**Exercise**
Give every line again exactly as it appears, please, but not the pictures.
___
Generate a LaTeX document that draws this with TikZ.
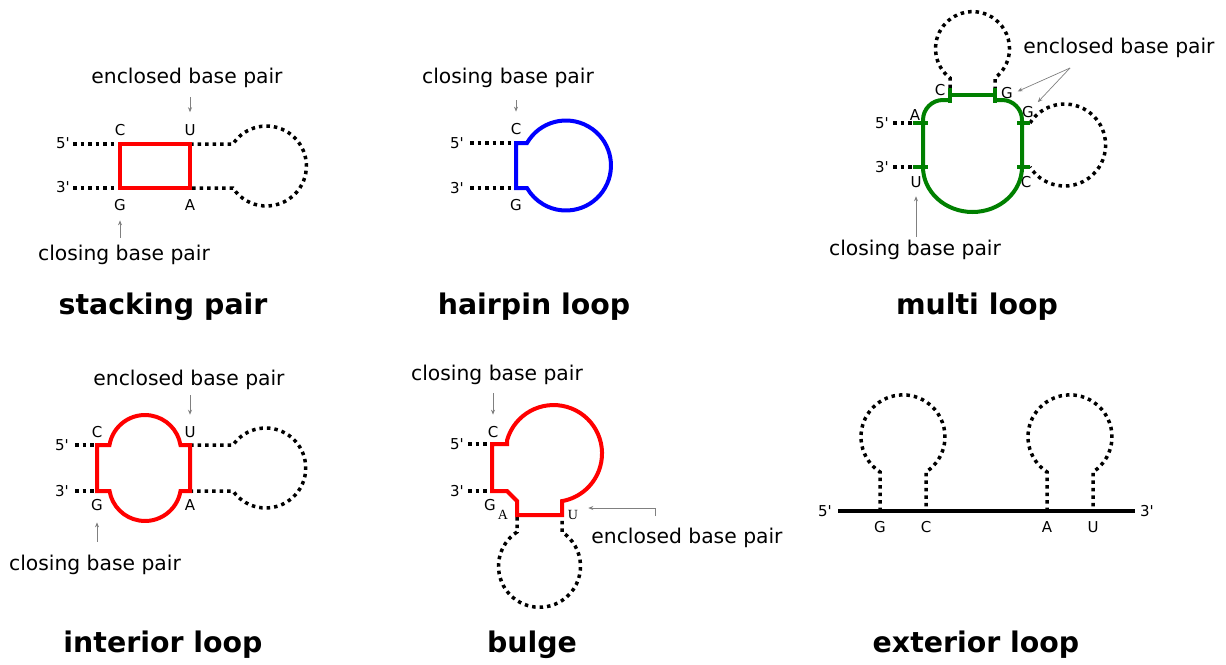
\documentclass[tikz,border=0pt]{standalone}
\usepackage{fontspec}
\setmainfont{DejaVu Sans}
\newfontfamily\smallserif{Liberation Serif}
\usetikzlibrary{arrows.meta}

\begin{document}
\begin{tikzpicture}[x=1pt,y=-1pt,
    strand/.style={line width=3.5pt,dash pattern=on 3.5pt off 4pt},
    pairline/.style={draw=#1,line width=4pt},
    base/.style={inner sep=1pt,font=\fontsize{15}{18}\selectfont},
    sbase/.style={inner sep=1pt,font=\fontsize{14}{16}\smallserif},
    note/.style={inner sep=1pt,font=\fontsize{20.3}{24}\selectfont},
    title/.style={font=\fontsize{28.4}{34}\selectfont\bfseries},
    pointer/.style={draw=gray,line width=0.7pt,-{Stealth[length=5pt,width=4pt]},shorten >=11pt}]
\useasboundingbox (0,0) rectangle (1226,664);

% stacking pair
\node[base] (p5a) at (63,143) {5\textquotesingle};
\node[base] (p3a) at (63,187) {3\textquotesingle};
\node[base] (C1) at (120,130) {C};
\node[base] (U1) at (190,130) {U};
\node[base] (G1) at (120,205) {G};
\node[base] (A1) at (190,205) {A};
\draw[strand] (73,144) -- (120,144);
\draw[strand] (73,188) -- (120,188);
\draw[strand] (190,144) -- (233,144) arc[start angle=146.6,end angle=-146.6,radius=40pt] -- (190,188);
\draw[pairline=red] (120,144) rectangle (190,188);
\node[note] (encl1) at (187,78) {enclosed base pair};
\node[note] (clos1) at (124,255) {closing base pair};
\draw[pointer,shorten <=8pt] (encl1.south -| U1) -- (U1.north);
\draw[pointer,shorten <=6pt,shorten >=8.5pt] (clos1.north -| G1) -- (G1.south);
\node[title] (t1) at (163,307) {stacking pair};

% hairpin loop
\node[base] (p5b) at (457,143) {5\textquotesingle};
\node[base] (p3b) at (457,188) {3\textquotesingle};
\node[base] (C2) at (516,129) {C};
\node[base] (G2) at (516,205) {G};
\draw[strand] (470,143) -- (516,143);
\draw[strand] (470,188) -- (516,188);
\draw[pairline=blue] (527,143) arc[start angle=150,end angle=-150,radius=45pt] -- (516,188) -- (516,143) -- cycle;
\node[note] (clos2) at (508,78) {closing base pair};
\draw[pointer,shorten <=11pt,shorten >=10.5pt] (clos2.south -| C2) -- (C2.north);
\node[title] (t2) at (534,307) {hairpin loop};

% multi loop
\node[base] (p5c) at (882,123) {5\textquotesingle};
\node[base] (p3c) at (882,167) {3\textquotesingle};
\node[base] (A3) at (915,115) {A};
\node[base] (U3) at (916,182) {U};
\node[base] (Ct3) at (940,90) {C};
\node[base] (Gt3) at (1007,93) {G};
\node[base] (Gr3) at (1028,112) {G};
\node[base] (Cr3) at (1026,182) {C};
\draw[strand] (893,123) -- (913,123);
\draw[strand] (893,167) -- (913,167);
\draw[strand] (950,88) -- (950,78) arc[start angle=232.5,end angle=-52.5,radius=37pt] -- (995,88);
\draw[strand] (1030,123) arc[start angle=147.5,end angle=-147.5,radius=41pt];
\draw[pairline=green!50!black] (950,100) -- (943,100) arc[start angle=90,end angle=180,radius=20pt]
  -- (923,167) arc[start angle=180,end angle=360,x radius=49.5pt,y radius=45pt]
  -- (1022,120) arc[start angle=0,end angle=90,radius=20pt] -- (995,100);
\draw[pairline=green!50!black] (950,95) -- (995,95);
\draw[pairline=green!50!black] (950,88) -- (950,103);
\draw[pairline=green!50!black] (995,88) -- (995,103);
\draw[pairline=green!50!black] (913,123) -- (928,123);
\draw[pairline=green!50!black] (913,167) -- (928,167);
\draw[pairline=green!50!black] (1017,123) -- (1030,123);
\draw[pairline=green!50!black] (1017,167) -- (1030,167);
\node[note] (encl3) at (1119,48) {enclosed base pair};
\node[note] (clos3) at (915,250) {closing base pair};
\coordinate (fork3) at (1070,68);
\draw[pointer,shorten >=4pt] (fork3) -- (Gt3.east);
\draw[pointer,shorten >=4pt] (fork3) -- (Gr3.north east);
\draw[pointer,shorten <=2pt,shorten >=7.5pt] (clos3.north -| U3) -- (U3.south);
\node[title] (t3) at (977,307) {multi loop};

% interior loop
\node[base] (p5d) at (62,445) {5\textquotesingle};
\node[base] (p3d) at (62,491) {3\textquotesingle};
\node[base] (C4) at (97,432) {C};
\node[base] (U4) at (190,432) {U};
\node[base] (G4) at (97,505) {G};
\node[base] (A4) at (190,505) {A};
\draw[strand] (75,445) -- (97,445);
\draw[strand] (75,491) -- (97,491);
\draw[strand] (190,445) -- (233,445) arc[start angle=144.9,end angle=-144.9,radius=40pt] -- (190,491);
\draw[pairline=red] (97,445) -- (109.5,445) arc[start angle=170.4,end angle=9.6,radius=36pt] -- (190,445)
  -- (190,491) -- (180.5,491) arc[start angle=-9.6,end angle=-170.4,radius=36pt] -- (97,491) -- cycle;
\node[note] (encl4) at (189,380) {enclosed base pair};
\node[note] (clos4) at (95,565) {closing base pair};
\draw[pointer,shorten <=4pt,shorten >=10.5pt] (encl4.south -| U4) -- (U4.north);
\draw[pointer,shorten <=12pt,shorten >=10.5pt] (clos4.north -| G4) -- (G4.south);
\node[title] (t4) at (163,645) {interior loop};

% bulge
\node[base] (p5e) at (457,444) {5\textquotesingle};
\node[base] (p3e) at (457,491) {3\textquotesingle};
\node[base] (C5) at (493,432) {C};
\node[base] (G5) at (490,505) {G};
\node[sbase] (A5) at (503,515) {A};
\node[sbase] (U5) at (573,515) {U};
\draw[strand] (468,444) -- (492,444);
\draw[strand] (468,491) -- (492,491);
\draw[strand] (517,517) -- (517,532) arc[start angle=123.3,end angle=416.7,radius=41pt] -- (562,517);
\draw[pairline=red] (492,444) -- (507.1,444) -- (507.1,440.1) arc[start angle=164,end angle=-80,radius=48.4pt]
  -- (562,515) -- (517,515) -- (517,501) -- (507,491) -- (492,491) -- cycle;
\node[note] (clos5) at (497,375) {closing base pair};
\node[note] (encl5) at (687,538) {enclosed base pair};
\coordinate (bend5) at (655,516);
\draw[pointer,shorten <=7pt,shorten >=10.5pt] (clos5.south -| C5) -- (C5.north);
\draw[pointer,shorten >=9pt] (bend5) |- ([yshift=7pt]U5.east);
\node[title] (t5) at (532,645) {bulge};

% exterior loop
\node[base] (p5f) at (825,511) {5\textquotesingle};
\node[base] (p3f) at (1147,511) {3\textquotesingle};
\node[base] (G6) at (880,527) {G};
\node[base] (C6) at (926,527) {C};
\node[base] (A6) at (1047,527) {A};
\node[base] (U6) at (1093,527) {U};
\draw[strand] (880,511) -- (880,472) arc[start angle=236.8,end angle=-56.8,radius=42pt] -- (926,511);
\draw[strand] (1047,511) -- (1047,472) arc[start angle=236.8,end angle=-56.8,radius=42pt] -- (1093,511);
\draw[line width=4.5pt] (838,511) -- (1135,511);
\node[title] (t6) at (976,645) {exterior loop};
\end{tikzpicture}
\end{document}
___
**Output of the exercise**
Generate a LaTeX document that draws this with TikZ.
\documentclass[tikz,border=0pt]{standalone}
\usepackage{fontspec}
\setmainfont{DejaVu Sans}
\newfontfamily\smallserif{Liberation Serif}
\usetikzlibrary{arrows.meta}

\begin{document}
\begin{tikzpicture}[x=1pt,y=-1pt,
    strand/.style={line width=3.5pt,dash pattern=on 3.5pt off 4pt},
    pairline/.style={draw=#1,line width=4pt},
    base/.style={inner sep=1pt,font=\fontsize{15}{18}\selectfont},
    sbase/.style={inner sep=1pt,font=\fontsize{14}{16}\smallserif},
    note/.style={inner sep=1pt,font=\fontsize{20.3}{24}\selectfont},
    title/.style={font=\fontsize{28.4}{34}\selectfont\bfseries},
    pointer/.style={draw=gray,line width=0.7pt,-{Stealth[length=5pt,width=4pt]},shorten >=11pt}]
\useasboundingbox (0,0) rectangle (1226,664);

% stacking pair
\node[base] (p5a) at (63,143) {5\textquotesingle};
\node[base] (p3a) at (63,187) {3\textquotesingle};
\node[base] (C1) at (120,130) {C};
\node[base] (U1) at (190,130) {U};
\node[base] (G1) at (120,205) {G};
\node[base] (A1) at (190,205) {A};
\draw[strand] (73,144) -- (120,144);
\draw[strand] (73,188) -- (120,188);
\draw[strand] (190,144) -- (233,144) arc[start angle=146.6,end angle=-146.6,radius=40pt] -- (190,188);
\draw[pairline=red] (120,144) rectangle (190,188);
\node[note] (encl1) at (187,78) {enclosed base pair};
\node[note] (clos1) at (124,255) {closing base pair};
\draw[pointer,shorten <=8pt] (encl1.south -| U1) -- (U1.north);
\draw[pointer,shorten <=6pt,shorten >=8.5pt] (clos1.north -| G1) -- (G1.south);
\node[title] (t1) at (163,307) {stacking pair};

% hairpin loop
\node[base] (p5b) at (457,143) {5\textquotesingle};
\node[base] (p3b) at (457,188) {3\textquotesingle};
\node[base] (C2) at (516,129) {C};
\node[base] (G2) at (516,205) {G};
\draw[strand] (470,143) -- (516,143);
\draw[strand] (470,188) -- (516,188);
\draw[pairline=blue] (527,143) arc[start angle=150,end angle=-150,radius=45pt] -- (516,188) -- (516,143) -- cycle;
\node[note] (clos2) at (508,78) {closing base pair};
\draw[pointer,shorten <=11pt,shorten >=10.5pt] (clos2.south -| C2) -- (C2.north);
\node[title] (t2) at (534,307) {hairpin loop};

% multi loop
\node[base] (p5c) at (882,123) {5\textquotesingle};
\node[base] (p3c) at (882,167) {3\textquotesingle};
\node[base] (A3) at (915,115) {A};
\node[base] (U3) at (916,182) {U};
\node[base] (Ct3) at (940,90) {C};
\node[base] (Gt3) at (1007,93) {G};
\node[base] (Gr3) at (1028,112) {G};
\node[base] (Cr3) at (1026,182) {C};
\draw[strand] (893,123) -- (913,123);
\draw[strand] (893,167) -- (913,167);
\draw[strand] (950,88) -- (950,78) arc[start angle=232.5,end angle=-52.5,radius=37pt] -- (995,88);
\draw[strand] (1030,123) arc[start angle=147.5,end angle=-147.5,radius=41pt];
\draw[pairline=green!50!black] (950,100) -- (943,100) arc[start angle=90,end angle=180,radius=20pt]
  -- (923,167) arc[start angle=180,end angle=360,x radius=49.5pt,y radius=45pt]
  -- (1022,120) arc[start angle=0,end angle=90,radius=20pt] -- (995,100);
\draw[pairline=green!50!black] (950,95) -- (995,95);
\draw[pairline=green!50!black] (950,88) -- (950,103);
\draw[pairline=green!50!black] (995,88) -- (995,103);
\draw[pairline=green!50!black] (913,123) -- (928,123);
\draw[pairline=green!50!black] (913,167) -- (928,167);
\draw[pairline=green!50!black] (1017,123) -- (1030,123);
\draw[pairline=green!50!black] (1017,167) -- (1030,167);
\node[note] (encl3) at (1119,48) {enclosed base pair};
\node[note] (clos3) at (915,250) {closing base pair};
\coordinate (fork3) at (1070,68);
\draw[pointer,shorten >=4pt] (fork3) -- (Gt3.east);
\draw[pointer,shorten >=4pt] (fork3) -- (Gr3.north east);
\draw[pointer,shorten <=2pt,shorten >=7.5pt] (clos3.north -| U3) -- (U3.south);
\node[title] (t3) at (977,307) {multi loop};

% interior loop
\node[base] (p5d) at (62,445) {5\textquotesingle};
\node[base] (p3d) at (62,491) {3\textquotesingle};
\node[base] (C4) at (97,432) {C};
\node[base] (U4) at (190,432) {U};
\node[base] (G4) at (97,505) {G};
\node[base] (A4) at (190,505) {A};
\draw[strand] (75,445) -- (97,445);
\draw[strand] (75,491) -- (97,491);
\draw[strand] (190,445) -- (233,445) arc[start angle=144.9,end angle=-144.9,radius=40pt] -- (190,491);
\draw[pairline=red] (97,445) -- (109.5,445) arc[start angle=170.4,end angle=9.6,radius=36pt] -- (190,445)
  -- (190,491) -- (180.5,491) arc[start angle=-9.6,end angle=-170.4,radius=36pt] -- (97,491) -- cycle;
\node[note] (encl4) at (189,380) {enclosed base pair};
\node[note] (clos4) at (95,565) {closing base pair};
\draw[pointer,shorten <=4pt,shorten >=10.5pt] (encl4.south -| U4) -- (U4.north);
\draw[pointer,shorten <=12pt,shorten >=10.5pt] (clos4.north -| G4) -- (G4.south);
\node[title] (t4) at (163,645) {interior loop};

% bulge
\node[base] (p5e) at (457,444) {5\textquotesingle};
\node[base] (p3e) at (457,491) {3\textquotesingle};
\node[base] (C5) at (493,432) {C};
\node[base] (G5) at (490,505) {G};
\node[sbase] (A5) at (503,515) {A};
\node[sbase] (U5) at (573,515) {U};
\draw[strand] (468,444) -- (492,444);
\draw[strand] (468,491) -- (492,491);
\draw[strand] (517,517) -- (517,532) arc[start angle=123.3,end angle=416.7,radius=41pt] -- (562,517);
\draw[pairline=red] (492,444) -- (507.1,444) -- (507.1,440.1) arc[start angle=164,end angle=-80,radius=48.4pt]
  -- (562,515) -- (517,515) -- (517,501) -- (507,491) -- (492,491) -- cycle;
\node[note] (clos5) at (497,375) {closing base pair};
\node[note] (encl5) at (687,538) {enclosed base pair};
\coordinate (bend5) at (655,516);
\draw[pointer,shorten <=7pt,shorten >=10.5pt] (clos5.south -| C5) -- (C5.north);
\draw[pointer,shorten >=9pt] (bend5) |- ([yshift=7pt]U5.east);
\node[title] (t5) at (532,645) {bulge};

% exterior loop
\node[base] (p5f) at (825,511) {5\textquotesingle};
\node[base] (p3f) at (1147,511) {3\textquotesingle};
\node[base] (G6) at (880,527) {G};
\node[base] (C6) at (926,527) {C};
\node[base] (A6) at (1047,527) {A};
\node[base] (U6) at (1093,527) {U};
\draw[strand] (880,511) -- (880,472) arc[start angle=236.8,end angle=-56.8,radius=42pt] -- (926,511);
\draw[strand] (1047,511) -- (1047,472) arc[start angle=236.8,end angle=-56.8,radius=42pt] -- (1093,511);
\draw[line width=4.5pt] (838,511) -- (1135,511);
\node[title] (t6) at (976,645) {exterior loop};
\end{tikzpicture}
\end{document}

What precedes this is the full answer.